From the first line of the data below, repeat each line exactly until you reach the line with "const labelTimes = ['00:10','02:15','04:20','06:25'];"; include that line too.

COLLECTED MATERIAL:
-------------------------

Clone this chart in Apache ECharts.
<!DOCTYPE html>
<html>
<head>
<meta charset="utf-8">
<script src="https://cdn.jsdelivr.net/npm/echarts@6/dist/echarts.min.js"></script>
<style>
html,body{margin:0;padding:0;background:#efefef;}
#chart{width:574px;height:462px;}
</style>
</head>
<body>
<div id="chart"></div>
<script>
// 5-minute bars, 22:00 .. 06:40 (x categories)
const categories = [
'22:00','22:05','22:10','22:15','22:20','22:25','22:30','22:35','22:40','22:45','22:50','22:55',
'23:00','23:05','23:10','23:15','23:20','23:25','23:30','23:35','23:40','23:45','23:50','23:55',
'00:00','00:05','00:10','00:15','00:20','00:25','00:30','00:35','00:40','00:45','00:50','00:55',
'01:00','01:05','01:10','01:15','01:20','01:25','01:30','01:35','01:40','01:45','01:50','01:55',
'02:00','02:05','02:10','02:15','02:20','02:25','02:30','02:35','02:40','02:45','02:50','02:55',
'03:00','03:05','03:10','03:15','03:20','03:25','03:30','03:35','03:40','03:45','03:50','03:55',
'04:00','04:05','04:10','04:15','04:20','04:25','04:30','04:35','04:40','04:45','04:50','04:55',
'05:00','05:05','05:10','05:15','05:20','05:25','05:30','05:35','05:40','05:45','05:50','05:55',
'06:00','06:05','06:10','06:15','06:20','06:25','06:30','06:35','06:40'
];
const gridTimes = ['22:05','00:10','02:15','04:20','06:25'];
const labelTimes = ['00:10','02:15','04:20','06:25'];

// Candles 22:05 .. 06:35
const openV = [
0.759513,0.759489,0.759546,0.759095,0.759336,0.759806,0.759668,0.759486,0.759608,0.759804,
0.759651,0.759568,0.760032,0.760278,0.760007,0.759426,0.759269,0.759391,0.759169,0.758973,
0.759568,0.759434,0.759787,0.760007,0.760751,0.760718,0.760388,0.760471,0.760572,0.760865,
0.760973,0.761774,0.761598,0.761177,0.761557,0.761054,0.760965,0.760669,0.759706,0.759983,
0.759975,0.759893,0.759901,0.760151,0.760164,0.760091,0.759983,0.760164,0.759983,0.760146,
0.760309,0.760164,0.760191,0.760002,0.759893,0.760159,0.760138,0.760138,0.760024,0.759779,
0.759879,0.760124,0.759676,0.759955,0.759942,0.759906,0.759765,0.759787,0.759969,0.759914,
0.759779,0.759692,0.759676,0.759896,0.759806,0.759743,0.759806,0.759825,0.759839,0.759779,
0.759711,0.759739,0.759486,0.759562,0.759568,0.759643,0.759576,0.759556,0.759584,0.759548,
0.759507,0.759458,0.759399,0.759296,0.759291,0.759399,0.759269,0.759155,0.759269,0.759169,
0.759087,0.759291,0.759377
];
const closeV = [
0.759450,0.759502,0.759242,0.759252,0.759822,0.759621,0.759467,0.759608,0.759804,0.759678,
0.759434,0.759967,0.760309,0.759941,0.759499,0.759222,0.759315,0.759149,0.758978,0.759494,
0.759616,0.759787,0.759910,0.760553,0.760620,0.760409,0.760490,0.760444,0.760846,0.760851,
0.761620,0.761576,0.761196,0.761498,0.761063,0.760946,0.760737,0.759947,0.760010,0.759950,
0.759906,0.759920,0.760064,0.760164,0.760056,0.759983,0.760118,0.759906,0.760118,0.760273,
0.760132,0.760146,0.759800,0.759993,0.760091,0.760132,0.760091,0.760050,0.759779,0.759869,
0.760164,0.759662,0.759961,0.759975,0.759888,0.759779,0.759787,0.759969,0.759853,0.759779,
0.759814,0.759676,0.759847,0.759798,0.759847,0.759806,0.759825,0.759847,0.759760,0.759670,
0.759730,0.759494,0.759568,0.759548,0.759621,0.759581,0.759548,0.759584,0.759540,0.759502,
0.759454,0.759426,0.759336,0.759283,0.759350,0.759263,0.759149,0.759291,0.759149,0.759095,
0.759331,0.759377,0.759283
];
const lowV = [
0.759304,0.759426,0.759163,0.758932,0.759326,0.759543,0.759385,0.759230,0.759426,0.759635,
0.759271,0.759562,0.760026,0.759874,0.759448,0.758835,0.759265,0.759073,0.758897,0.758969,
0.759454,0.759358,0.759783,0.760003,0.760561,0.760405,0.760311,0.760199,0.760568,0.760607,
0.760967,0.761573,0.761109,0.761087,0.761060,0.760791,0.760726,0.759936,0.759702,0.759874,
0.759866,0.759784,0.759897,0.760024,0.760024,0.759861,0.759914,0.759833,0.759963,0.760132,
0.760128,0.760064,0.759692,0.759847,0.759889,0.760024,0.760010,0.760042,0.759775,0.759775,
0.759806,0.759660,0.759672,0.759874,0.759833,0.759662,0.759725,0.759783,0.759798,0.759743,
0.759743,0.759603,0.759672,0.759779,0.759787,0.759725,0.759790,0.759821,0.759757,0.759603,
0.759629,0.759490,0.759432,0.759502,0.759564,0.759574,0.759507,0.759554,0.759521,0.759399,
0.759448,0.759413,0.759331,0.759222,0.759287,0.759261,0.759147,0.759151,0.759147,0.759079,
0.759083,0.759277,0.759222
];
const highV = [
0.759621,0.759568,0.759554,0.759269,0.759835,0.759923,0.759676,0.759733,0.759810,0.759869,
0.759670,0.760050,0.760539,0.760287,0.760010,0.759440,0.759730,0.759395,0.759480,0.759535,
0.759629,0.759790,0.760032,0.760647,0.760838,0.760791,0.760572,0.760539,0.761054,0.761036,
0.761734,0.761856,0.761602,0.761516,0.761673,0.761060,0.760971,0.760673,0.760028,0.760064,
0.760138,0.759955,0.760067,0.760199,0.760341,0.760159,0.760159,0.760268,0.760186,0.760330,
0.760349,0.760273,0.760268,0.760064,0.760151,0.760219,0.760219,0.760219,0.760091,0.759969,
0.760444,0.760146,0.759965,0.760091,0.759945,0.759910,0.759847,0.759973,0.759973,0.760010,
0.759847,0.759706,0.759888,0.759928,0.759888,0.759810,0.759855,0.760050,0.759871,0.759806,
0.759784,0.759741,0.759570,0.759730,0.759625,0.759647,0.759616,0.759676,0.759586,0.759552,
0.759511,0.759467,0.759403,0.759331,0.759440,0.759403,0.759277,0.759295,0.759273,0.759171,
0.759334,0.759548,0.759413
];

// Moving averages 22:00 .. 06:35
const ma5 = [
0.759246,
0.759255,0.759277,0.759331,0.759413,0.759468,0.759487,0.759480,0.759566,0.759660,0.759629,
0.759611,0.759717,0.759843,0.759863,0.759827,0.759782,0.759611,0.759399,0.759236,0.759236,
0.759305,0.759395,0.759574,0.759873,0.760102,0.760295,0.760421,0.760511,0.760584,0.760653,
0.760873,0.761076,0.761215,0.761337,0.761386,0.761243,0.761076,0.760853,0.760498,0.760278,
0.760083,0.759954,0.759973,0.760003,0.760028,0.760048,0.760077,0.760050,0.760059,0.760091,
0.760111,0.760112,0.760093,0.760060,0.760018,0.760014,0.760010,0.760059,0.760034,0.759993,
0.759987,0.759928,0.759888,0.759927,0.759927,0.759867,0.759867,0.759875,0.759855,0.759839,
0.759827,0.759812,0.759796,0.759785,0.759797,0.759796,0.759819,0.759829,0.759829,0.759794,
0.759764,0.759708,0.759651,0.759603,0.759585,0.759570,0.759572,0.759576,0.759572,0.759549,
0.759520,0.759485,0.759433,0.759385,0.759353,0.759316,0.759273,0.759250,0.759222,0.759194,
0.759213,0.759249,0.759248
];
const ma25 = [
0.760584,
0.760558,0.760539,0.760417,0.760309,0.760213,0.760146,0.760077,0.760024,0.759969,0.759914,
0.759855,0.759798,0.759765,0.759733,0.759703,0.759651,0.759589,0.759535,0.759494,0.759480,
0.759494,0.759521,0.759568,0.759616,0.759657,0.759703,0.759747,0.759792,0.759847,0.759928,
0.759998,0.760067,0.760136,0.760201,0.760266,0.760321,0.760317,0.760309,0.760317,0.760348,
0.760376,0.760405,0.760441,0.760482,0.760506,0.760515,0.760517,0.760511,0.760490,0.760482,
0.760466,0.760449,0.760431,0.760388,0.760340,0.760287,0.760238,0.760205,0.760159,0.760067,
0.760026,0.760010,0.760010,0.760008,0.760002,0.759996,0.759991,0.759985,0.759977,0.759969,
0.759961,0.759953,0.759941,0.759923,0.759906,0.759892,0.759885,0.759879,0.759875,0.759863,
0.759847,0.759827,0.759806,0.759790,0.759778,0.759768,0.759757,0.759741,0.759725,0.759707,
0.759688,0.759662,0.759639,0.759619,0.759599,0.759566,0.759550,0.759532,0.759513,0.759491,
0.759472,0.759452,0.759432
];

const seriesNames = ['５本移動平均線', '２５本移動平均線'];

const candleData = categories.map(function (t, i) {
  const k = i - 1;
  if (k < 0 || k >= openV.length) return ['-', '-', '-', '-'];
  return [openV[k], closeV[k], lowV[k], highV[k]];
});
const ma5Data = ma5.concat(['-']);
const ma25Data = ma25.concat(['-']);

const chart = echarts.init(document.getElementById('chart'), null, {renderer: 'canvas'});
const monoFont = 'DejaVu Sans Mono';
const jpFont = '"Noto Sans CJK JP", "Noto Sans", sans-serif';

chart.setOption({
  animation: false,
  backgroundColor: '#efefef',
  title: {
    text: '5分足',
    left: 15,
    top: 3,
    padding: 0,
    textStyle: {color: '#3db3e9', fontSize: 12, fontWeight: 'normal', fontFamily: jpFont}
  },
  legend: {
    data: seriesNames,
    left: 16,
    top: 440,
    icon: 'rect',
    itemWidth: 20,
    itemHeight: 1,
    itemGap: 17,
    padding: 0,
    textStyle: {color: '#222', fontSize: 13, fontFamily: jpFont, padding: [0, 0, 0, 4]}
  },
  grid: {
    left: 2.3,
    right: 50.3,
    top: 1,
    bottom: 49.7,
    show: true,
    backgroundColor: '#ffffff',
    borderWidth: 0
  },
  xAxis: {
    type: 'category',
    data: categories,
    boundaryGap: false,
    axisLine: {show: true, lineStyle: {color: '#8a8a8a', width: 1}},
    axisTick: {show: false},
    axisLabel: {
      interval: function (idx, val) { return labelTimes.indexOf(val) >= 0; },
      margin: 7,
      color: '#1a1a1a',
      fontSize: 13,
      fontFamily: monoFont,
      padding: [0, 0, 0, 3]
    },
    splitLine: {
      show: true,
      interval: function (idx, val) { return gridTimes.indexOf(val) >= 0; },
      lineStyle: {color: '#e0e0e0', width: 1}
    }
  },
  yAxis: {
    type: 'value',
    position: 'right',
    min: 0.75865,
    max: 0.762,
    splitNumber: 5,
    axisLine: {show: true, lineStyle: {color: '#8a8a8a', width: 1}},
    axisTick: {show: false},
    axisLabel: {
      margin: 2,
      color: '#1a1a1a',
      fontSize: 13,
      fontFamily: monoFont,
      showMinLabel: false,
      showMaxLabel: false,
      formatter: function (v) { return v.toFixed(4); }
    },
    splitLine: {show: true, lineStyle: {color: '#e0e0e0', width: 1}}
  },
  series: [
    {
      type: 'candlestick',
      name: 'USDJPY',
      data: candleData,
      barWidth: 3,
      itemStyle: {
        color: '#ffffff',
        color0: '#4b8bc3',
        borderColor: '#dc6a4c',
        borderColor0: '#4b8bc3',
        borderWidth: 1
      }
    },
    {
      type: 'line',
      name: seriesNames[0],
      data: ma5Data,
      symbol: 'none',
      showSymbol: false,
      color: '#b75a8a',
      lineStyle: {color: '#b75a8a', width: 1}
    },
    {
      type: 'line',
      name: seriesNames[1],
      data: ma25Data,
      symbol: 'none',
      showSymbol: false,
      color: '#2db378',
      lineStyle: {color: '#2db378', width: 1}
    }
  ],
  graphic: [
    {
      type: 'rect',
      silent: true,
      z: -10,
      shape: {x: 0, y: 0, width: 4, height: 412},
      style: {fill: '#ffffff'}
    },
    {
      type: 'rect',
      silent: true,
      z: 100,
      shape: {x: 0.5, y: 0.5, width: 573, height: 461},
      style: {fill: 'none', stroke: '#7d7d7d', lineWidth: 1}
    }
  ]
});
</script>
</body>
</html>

-------------------------

ANSWER FOR THE TASK:
Clone this chart in Apache ECharts.
<!DOCTYPE html>
<html>
<head>
<meta charset="utf-8">
<script src="https://cdn.jsdelivr.net/npm/echarts@6/dist/echarts.min.js"></script>
<style>
html,body{margin:0;padding:0;background:#efefef;}
#chart{width:574px;height:462px;}
</style>
</head>
<body>
<div id="chart"></div>
<script>
// 5-minute bars, 22:00 .. 06:40 (x categories)
const categories = [
'22:00','22:05','22:10','22:15','22:20','22:25','22:30','22:35','22:40','22:45','22:50','22:55',
'23:00','23:05','23:10','23:15','23:20','23:25','23:30','23:35','23:40','23:45','23:50','23:55',
'00:00','00:05','00:10','00:15','00:20','00:25','00:30','00:35','00:40','00:45','00:50','00:55',
'01:00','01:05','01:10','01:15','01:20','01:25','01:30','01:35','01:40','01:45','01:50','01:55',
'02:00','02:05','02:10','02:15','02:20','02:25','02:30','02:35','02:40','02:45','02:50','02:55',
'03:00','03:05','03:10','03:15','03:20','03:25','03:30','03:35','03:40','03:45','03:50','03:55',
'04:00','04:05','04:10','04:15','04:20','04:25','04:30','04:35','04:40','04:45','04:50','04:55',
'05:00','05:05','05:10','05:15','05:20','05:25','05:30','05:35','05:40','05:45','05:50','05:55',
'06:00','06:05','06:10','06:15','06:20','06:25','06:30','06:35','06:40'
];
const gridTimes = ['22:05','00:10','02:15','04:20','06:25'];
const labelTimes = ['00:10','02:15','04:20','06:25'];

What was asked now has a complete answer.